--- Description of the task ---
Drop the pictures, then extract the listing word for word.
- - -
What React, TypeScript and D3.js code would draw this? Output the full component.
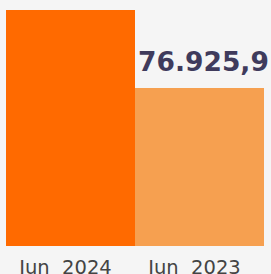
import * as d3 from 'd3';

const categories = ['Jun 2024', 'Jun 2023'];
const values = [114900, 76925.9];
const colors = ['#ff6a00', '#f6a050'];
const labels = ['', '76.925,9'];

const width = 271;
const height = 274;

function App() {
  const x = d3.scaleBand<string>().domain(categories).range([6, 264]).padding(0);
  const y = d3.scaleLinear().domain([0, d3.max(values) || 0]).range([246, 10]);

  return (
    <svg
      width={width}
      height={height}
      style={{ position: 'absolute', left: 0, top: 0, background: '#f5f5f5' }}
    >
      <rect x={0} y={0} width={width} height={height} fill="#f5f5f5" />
      {categories.map((c, i) => (
        <g key={c}>
          <rect
            x={x(c)}
            y={y(values[i])}
            width={x.bandwidth()}
            height={y(0) - y(values[i])}
            fill={colors[i]}
          />
          {labels[i] && (
            <text
              x={(x(c) || 0) + x.bandwidth() / 2 + 4}
              y={y(values[i]) - 17}
              textAnchor="middle"
              fontFamily="DejaVu Sans"
              fontWeight="bold"
              fontSize={26.5}
              fill="#3f3b5c"
            >
              {labels[i]}
            </text>
          )}
          <text
            x={(x(c) || 0) + x.bandwidth() / 2 - 5}
            y={273.5}
            textAnchor="middle"
            fontFamily="DejaVu Sans"
            fontSize={19.5}
            fill="#444444"
            style={{ whiteSpace: 'pre' }}
          >
            {c.replace(' ', '  ')}
          </text>
        </g>
      ))}
    </svg>
  );
}

export default App;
- - -
--- The result ---
What React, TypeScript and D3.js code would draw this? Output the full component.
import * as d3 from 'd3';

const categories = ['Jun 2024', 'Jun 2023'];
const values = [114900, 76925.9];
const colors = ['#ff6a00', '#f6a050'];
const labels = ['', '76.925,9'];

const width = 271;
const height = 274;

function App() {
  const x = d3.scaleBand<string>().domain(categories).range([6, 264]).padding(0);
  const y = d3.scaleLinear().domain([0, d3.max(values) || 0]).range([246, 10]);

  return (
    <svg
      width={width}
      height={height}
      style={{ position: 'absolute', left: 0, top: 0, background: '#f5f5f5' }}
    >
      <rect x={0} y={0} width={width} height={height} fill="#f5f5f5" />
      {categories.map((c, i) => (
        <g key={c}>
          <rect
            x={x(c)}
            y={y(values[i])}
            width={x.bandwidth()}
            height={y(0) - y(values[i])}
            fill={colors[i]}
          />
          {labels[i] && (
            <text
              x={(x(c) || 0) + x.bandwidth() / 2 + 4}
              y={y(values[i]) - 17}
              textAnchor="middle"
              fontFamily="DejaVu Sans"
              fontWeight="bold"
              fontSize={26.5}
              fill="#3f3b5c"
            >
              {labels[i]}
            </text>
          )}
          <text
            x={(x(c) || 0) + x.bandwidth() / 2 - 5}
            y={273.5}
            textAnchor="middle"
            fontFamily="DejaVu Sans"
            fontSize={19.5}
            fill="#444444"
            style={{ whiteSpace: 'pre' }}
          >
            {c.replace(' ', '  ')}
          </text>
        </g>
      ))}
    </svg>
  );
}

export default App;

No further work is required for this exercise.